The opinion is based on the Court’s statutory interpretation of the Junk Fax Protection Act of 2005 (the “Act”). After examining the relevant language of the Act, which prohibits the sending of unsolicited fax advertisements, and contains an exception allowing certain unsolicited fax advertisements, provided they contain an appropriate opt-out notice, the Court found that the text of the Act provided a “clear answer” to the question of the FCC’s jurisdiction with regard to solicited fax advertisements. In particular, according to the Court of Appeals: “Congress has not authorized the FCC to require opt-out notices on solicited fax advertisements. And that is all we need to know to resolve this case.” As such, the Court of Appeals did not need to give deference to the FCC’s decision, pursuant to Chevron U.S.A. v. Natural Resources Defense Council, Inc., 467 U.S. 837, 842-43 & n. 9 (1984).
The Court rejected the FCC’s reasoning that its authority to regulate solicited faxes derived from its authority to define the phrase “prior express permission” in the Act. The FCC had reasoned that because it reasonably defined the term “prior express permission” to mean that such permission lasted only until revoked, it was also within the FCC’s authority to require that all fax advertisements contain a means to revoke that permission. The Court found this argument illogical and unpersuasive.
The Court further rejected the FCC’s view that it could take any action, so long as Congress had not prohibited such action. “That theory has it backwards … The FCC may only take action that Congress has authorized.” (emphasis in original).
Finally, the Court rejected the FCC’s position that requiring opt-out notices for all fax advertisements was “good policy.” The Court stated: “The fact that the agency believes its Solicited Fax Rule is good policy does not change the statute’s text.”
After the decision was released, both Chairman Pai and Commissioner O’Rielly (both of whom dissented from the order) praised the decision and pledged that future FCC decisions would adhere to the limits of the Commission’s statutory authority.

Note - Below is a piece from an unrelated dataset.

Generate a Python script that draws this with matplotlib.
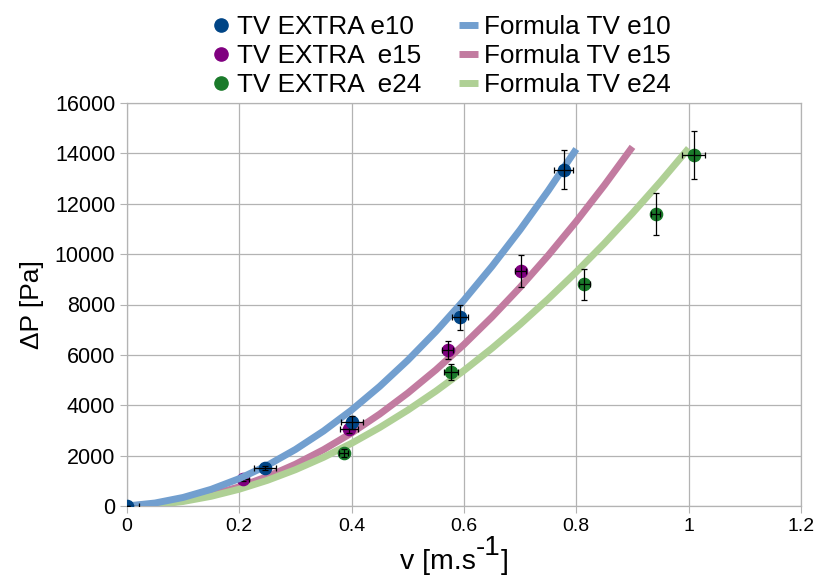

In sum, this is good news for companies facing TCPA class actions based on the failure to include opt-out language in fax communications. The D.C. Circuit Court of Appeals has confirmed that if a fax recipient has consented to receive the fax in question, the FCC may not require companies to include specific language in the facsimile (i.e., an opt-out provision). Moreover, because the ruling concludes that the FCC has no jurisdiction over solicited faxes, other regulations applicable to such faxes would be foreclosed as well.